**What you should do**:
Return the records from the first line through the line containing "140, 160, 180];", and leave out the pictures.
Start
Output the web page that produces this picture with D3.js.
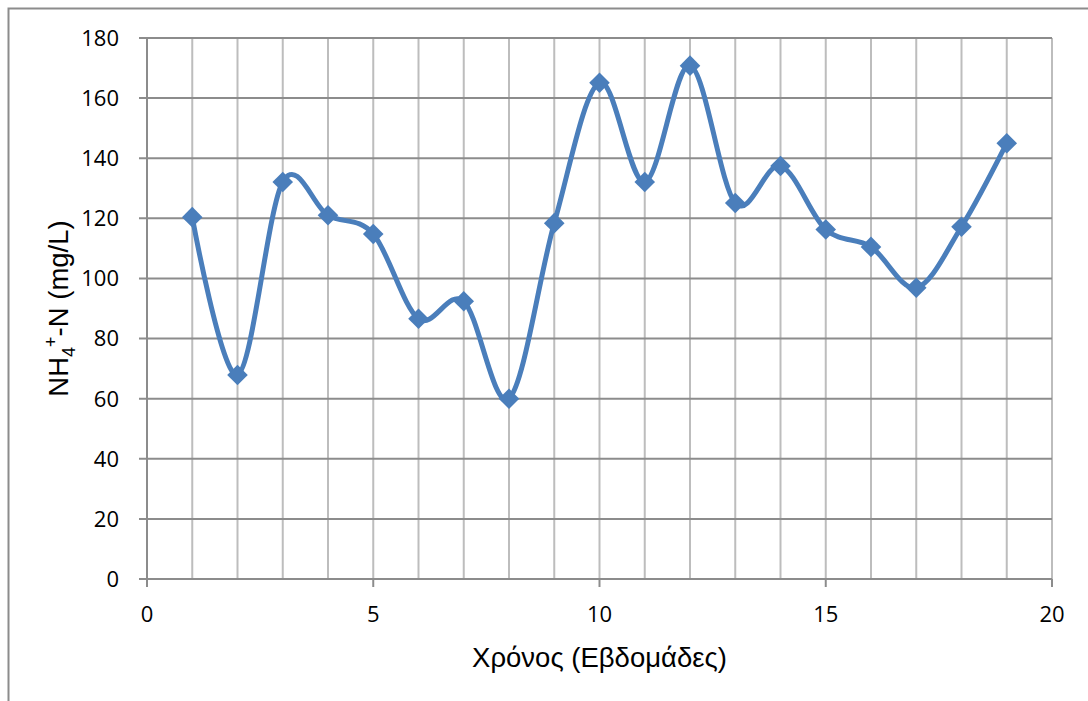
<!DOCTYPE html>
<html>
<head>
<meta charset="utf-8">
<script src="https://cdn.jsdelivr.net/npm/d3@7"></script>
<style>
  body { margin: 0; background: #fff; }
  svg { display: block; }
</style>
</head>
<body>
<div id="chart"></div>
<script>
// data
const weeks = [1, 2, 3, 4, 5, 6, 7, 8, 9, 10, 11, 12, 13, 14, 15, 16, 17, 18, 19];
const nh4 = [120.4, 67.9, 132.1, 121.0, 114.8, 86.6, 92.4, 60.0, 118.4, 165.1, 132.1, 170.8, 125.1, 137.4, 116.3, 110.5, 96.9, 117.2, 145.0];
const xTicks = [0, 5, 10, 15, 20];
const yTicks = [0, 20, 40, 60, 80, 100, 120, 140, 160, 180];

const width = 1088, height = 701;
const plotLeft = 147, plotRight = 1052, plotTop = 38, plotBottom = 579;

const svg = d3.select("#chart").append("svg")
    .attr("width", width)
    .attr("height", height);

// outer frame
svg.append("rect")
    .attr("x", 8.5).attr("y", 8.5)
    .attr("width", 1200).attr("height", 800)
    .attr("fill", "none")
    .attr("stroke", "#8c8c8c")
    .attr("stroke-width", 2);

let x = d3.scaleLinear().domain([0, 20]).range([plotLeft, plotRight]);
let y = d3.scaleLinear().domain([0, 180]).range([plotBottom, plotTop]);

// vertical gridlines, every week
svg.append("g")
    .selectAll("line")
    .data(d3.range(1, 21))
    .enter().append("line")
    .attr("x1", d => x(d)).attr("x2", d => x(d))
    .attr("y1", plotTop).attr("y2", plotBottom)
    .attr("stroke", "#bdbdbd")
    .attr("stroke-width", 2);

// horizontal gridlines + left ticks
svg.append("g")
    .selectAll("line")
    .data(yTicks)
    .enter().append("line")
    .attr("x1", plotLeft - 8).attr("x2", plotRight)
    .attr("y1", d => y(d)).attr("y2", d => y(d))
    .attr("stroke", "#8c8c8c")
    .attr("stroke-width", 2);

// y axis line
svg.append("line")
    .attr("x1", plotLeft).attr("x2", plotLeft)
    .attr("y1", plotTop).attr("y2", plotBottom)
    .attr("stroke", "#8c8c8c")
    .attr("stroke-width", 2);

// x major ticks
svg.append("g")
    .selectAll("line")
    .data(xTicks)
    .enter().append("line")
    .attr("x1", d => x(d)).attr("x2", d => x(d))
    .attr("y1", plotBottom).attr("y2", plotBottom + 8)
    .attr("stroke", "#8c8c8c")
    .attr("stroke-width", 2);

// tick labels
svg.append("g")
    .selectAll("text")
    .data(yTicks)
    .enter().append("text")
    .attr("x", plotLeft - 28)
    .attr("y", d => y(d))
    .attr("dy", "0.36em")
    .attr("text-anchor", "end")
    .style("font-family", "'Open Sans', sans-serif")
    .style("font-size", "22px")
    .attr("fill", "#000")
    .text(d => d);

svg.append("g")
    .selectAll("text")
    .data(xTicks)
    .enter().append("text")
    .attr("x", d => x(d))
    .attr("y", 622)
    .attr("text-anchor", "middle")
    .style("font-family", "'Open Sans', sans-serif")
    .style("font-size", "22px")
    .attr("fill", "#000")
    .text(d => d);

// axis titles
svg.append("text")
    .attr("x", (plotLeft + plotRight) / 2)
    .attr("y", 667)
    .attr("text-anchor", "middle")
    .style("font-family", "'Liberation Sans', Arial, sans-serif")
    .style("font-size", "27.5px")
    .text("Χρόνος (Εβδομάδες)");

const yTitle = svg.append("text")
    .attr("transform", "translate(68," + (plotTop + plotBottom) / 2 + ") rotate(-90)")
    .attr("text-anchor", "middle")
    .style("font-family", "'Liberation Sans', Arial, sans-serif")
    .style("font-size", "27.5px");
yTitle.append("tspan").text("NH");
yTitle.append("tspan").attr("dy", 7).style("font-size", "18px").text("4");
yTitle.append("tspan").attr("dy", -18).style("font-size", "18px").text("+");
yTitle.append("tspan").attr("dy", 11).text("-N (mg/L)");

// smoothed series line
const points = weeks.map((w, i) => [w, nh4[i]]);
let line = d3.line()
    .x(d => x(d[0]))
    .y(d => y(d[1]))
    .curve(d3.curveCardinal.tension(0));

svg.append("path")
    .datum(points)
    .attr("d", line)
    .attr("fill", "none")
    .attr("stroke", "#4a7ebb")
    .attr("stroke-width", 5)
    .attr("stroke-linejoin", "round");

// diamond markers
svg.append("g")
    .selectAll("path")
    .data(points)
    .enter().append("path")
    .attr("transform", d => "translate(" + x(d[0]) + "," + y(d[1]) + ")")
    .attr("d", d3.symbol(d3.symbolDiamond2, 270))
    .attr("fill", "#4a7ebb");
</script>
</body>
</html>
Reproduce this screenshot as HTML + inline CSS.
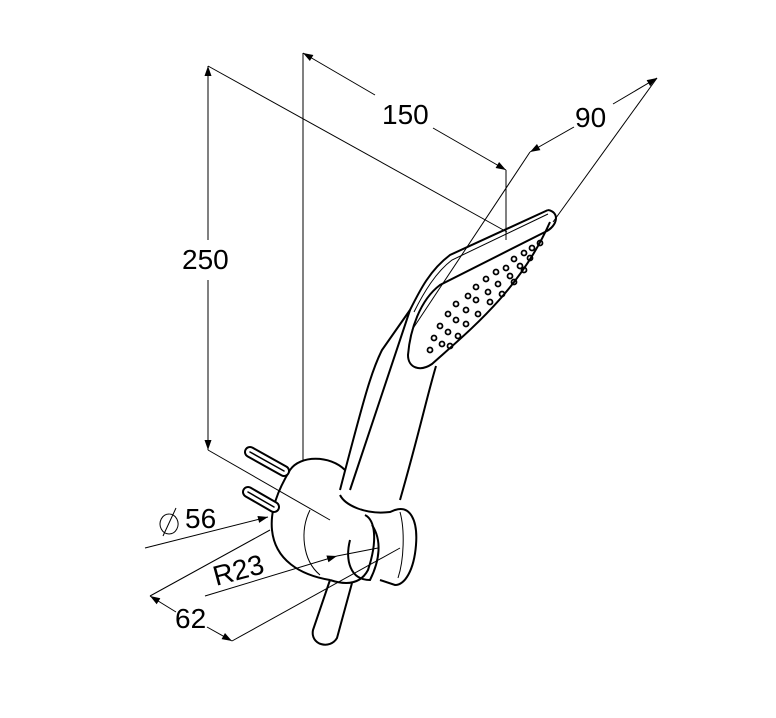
End
**Solution below**:
Output the web page that produces this picture with D3.js.
<!DOCTYPE html>
<html>
<head>
<meta charset="utf-8">
<script src="https://cdn.jsdelivr.net/npm/d3@7"></script>
<style>
  body { margin: 0; background: #fff; }
  svg { display: block; }
</style>
</head>
<body>
<div id="chart"></div>
<script>
// data
const weeks = [1, 2, 3, 4, 5, 6, 7, 8, 9, 10, 11, 12, 13, 14, 15, 16, 17, 18, 19];
const nh4 = [120.4, 67.9, 132.1, 121.0, 114.8, 86.6, 92.4, 60.0, 118.4, 165.1, 132.1, 170.8, 125.1, 137.4, 116.3, 110.5, 96.9, 117.2, 145.0];
const xTicks = [0, 5, 10, 15, 20];
const yTicks = [0, 20, 40, 60, 80, 100, 120, 140, 160, 180];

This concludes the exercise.